自分の情熱という歪んだ媒介物を通して事実を見る

 けれども(知識の)包括性(comprehensiveness)だけでは知恵を構成するに十分ではない。そこには人生の目的に対する一定の自覚もなければならない。このことは,歴史を研究することによって例示されよう。多くの著名な歴史家は,自らの情熱というゆがんだ媒介物を通して事実を見ることによって,益よりも害を多くなしてきた。ヘーゲルは(知識の)包括性の欠如によって傷つくことがまったくない歴史哲学をもっていた。なぜなら,ヘーゲルの歴史哲学は太古の時代から出発して不明確な未来にまで続いたものであったからである。しかし,ヘーゲルが教えこもうとした歴史の主要な試練は,西歴紀元四百年からドイツがもっとも重要な国家であり世界における進歩の旗手であった彼が生きていた時代までのことであった(注:つまり,ドイツが世界をリードする最重要な国であるという前提でしか歴史を考えなかった,ということ)。おそらく,知恵を形づくっている包括性を,知性だけでなく感性も含めるように拡張することはできるであろう。知識は広いが感情は狭い人間をみつけるのは決してまれなことではない。このような人は私の言うところの知恵に欠けているのである。

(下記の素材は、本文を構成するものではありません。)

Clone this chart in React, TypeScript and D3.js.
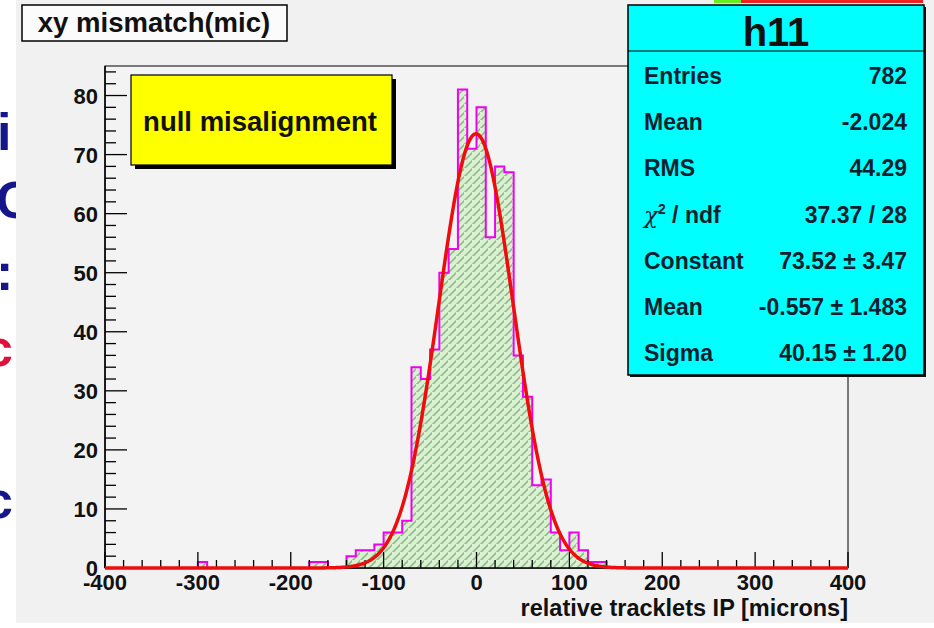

Comprehensiveness alone, however, is not enough to constitute wisdom. There must be, also, a certain awareness of the ends of human life. This may be illustrated by the study of history. Many eminent historians have done more harm than good because they viewed facts through the distorting medium of their own passions. Hegel had a philosophy of history which did not suffer from any lack of comprehensiveness, since it started from the earliest times and continued into an indefinite future. But the chief lesson of history which he sought to inculcate was that from the year 400AD down to his own time Germany had been the most important nation and the standard-bearer of progress in the world. Perhaps one could stretch the comprehensiveness that constitutes wisdom to include not only intellect but also feeling. It is by no means uncommon to find men whose knowledge is wide but whose feelings are narrow. Such men lack what I call wisdom.
出典: Knowledge and Wisdom (1952).
詳細情報:http://russell-j.com/beginner/1073_KW-020.HTM

<寸言>
自国を特別視するような歴史哲学や歴史観はゆがんだものであり、事実や真実を偏見なしでみることはできない。従って,歴史の教科書は,国際的な委員会を作って編纂したほうがよい。そういった客観的な世界史のなかに位置づけて、各国が地域史として自国の歴史をまとめるとよいであろう。